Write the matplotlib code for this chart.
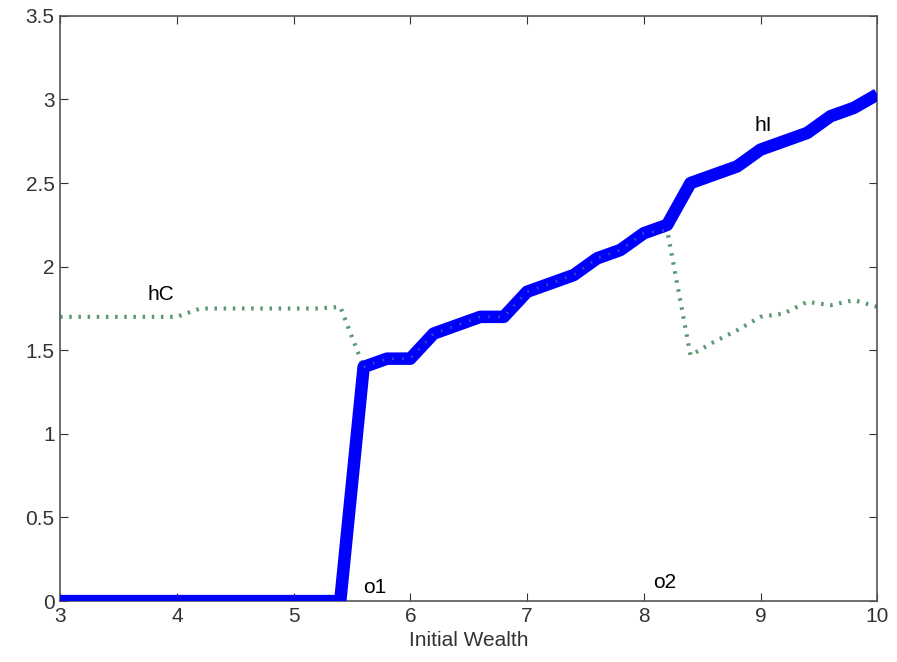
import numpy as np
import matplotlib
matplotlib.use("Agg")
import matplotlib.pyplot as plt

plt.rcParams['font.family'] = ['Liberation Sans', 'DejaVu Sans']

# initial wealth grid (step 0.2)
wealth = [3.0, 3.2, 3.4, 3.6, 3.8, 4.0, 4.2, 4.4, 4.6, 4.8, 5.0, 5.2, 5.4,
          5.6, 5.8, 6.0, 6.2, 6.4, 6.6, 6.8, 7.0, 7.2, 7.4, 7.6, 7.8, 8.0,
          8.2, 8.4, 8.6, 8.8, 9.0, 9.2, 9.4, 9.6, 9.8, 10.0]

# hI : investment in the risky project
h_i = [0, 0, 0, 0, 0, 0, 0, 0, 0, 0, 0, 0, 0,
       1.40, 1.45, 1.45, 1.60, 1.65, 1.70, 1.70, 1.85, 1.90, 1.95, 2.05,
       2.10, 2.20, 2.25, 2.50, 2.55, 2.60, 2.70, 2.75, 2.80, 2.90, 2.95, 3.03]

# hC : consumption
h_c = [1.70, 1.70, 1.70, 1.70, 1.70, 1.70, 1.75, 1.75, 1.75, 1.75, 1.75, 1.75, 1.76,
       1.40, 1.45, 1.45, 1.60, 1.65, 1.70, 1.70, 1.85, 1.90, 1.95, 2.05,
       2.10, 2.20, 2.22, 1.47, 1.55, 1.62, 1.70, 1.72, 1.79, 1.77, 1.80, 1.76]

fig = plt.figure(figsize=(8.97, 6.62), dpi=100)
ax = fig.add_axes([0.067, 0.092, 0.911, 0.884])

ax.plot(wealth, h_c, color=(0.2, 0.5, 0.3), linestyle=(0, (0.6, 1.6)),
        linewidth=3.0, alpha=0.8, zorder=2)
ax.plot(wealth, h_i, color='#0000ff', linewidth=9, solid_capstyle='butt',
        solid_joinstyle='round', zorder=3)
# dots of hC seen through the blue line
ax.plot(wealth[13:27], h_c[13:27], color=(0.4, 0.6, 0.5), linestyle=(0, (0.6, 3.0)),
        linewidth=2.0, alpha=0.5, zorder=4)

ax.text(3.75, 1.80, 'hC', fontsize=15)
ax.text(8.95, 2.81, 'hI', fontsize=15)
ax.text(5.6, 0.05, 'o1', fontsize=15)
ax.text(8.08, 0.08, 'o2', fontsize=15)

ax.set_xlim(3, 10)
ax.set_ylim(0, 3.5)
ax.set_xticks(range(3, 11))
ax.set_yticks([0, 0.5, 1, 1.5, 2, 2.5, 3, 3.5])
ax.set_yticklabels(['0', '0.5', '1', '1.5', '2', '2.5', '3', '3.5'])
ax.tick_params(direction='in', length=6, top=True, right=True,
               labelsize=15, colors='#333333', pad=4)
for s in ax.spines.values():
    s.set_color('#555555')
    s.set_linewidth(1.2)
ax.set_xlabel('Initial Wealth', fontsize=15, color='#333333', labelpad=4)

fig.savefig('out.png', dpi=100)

● ● ● ● ●

*SHORT TASK*: Leave the pictures out and reproduce exactly the lines from the top of the listing above through the line with "plt.rcParams['font.family'] = ['Liberation".

*ANSWER BELOW*:
Write the matplotlib code for this chart.
import numpy as np
import matplotlib
matplotlib.use("Agg")
import matplotlib.pyplot as plt

plt.rcParams['font.family'] = ['Liberation Sans', 'DejaVu Sans']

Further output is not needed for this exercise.